AAAR 32nd Annual Conference
September 30 - October 4, 2013
Oregon Convention Center
Portland, Oregon, USA
Abstract View
Novel 3D Numerical Simulations to Calculate the Capacitance of Nanoparticle Aggregates with Necking Effect and Loose Agglomerates
LEO N.Y. CAO, Jing Wang, Heinz Fissan, Max L. Eggersdorfer, David Y. H. Pui, University of Minnesota
Abstract Number: 175 Working Group: Engineered Nanoparticles: Emissions, Transformation and Exposure
Abstract The electrical capacitance of aerosol particles is an important property for particle research as electric charging is frequently used to characterize the particles, e.g.measurement of agglomerates by their charging properties (Wang et al. 2010, Shin et al. 2010). Few 3D numerical simulations for the capacitance of loose agglomerates with large amounts of primary particles have been done; studies calculating the capacitance of compact aggregates with necking effect are even more scarce.

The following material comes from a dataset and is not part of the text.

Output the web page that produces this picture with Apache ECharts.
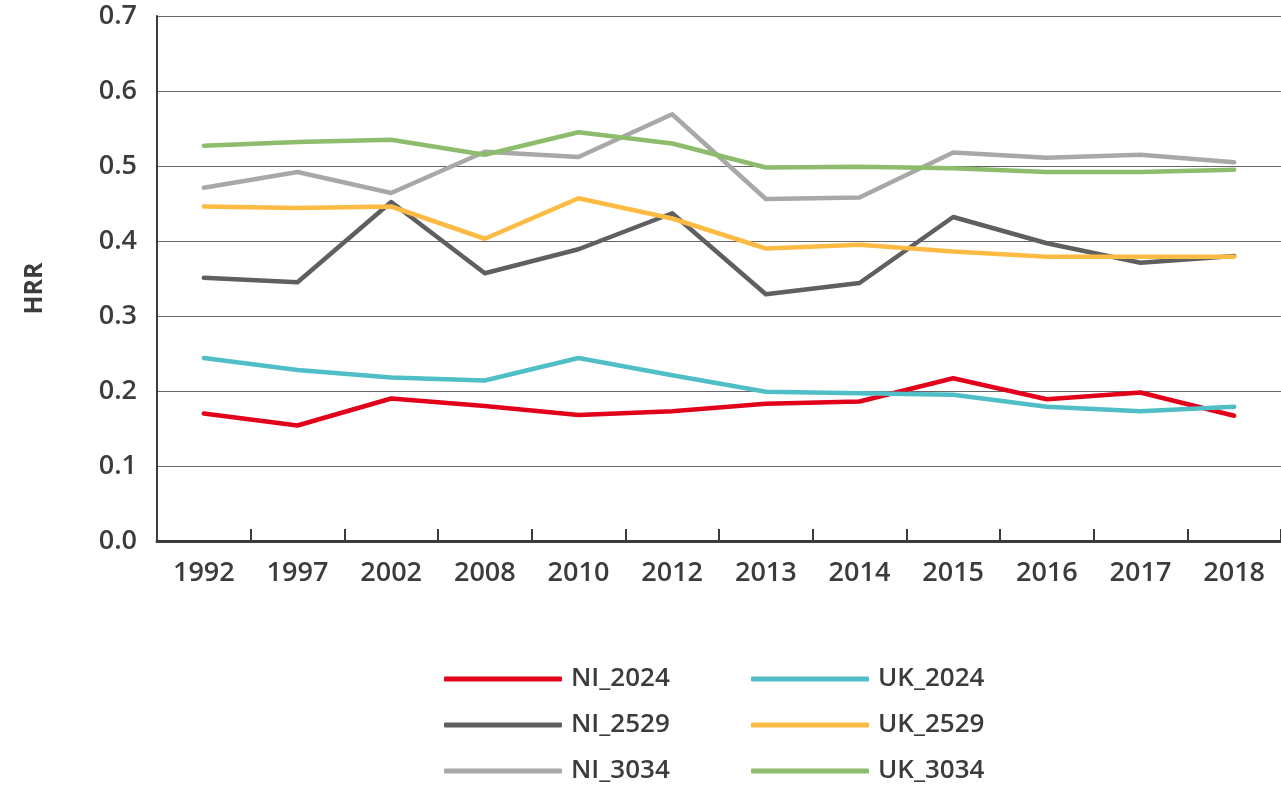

In this work, we model the capacitance of loose agglomerates and obtain the charge distribution on the agglomerates by using a minimum energy method (Brown & Hemingway, 1995) in three dimensions. Diffusion limited cluster-cluster agglomerates are generated with a fractal dimension around 1.8. The change in the capacitance of such compact aggregates with necking effect in a sintering process is also modeled in this study. The complete arbitrary shaped aggregate is divided into finite elements using a mesh and every element is treated as a primary particle. The approximation provides satisfactory results when the mesh number is sufficiently high. There is only a 2 percentage overestimation for a big sintered sphere compared to the theoretical results.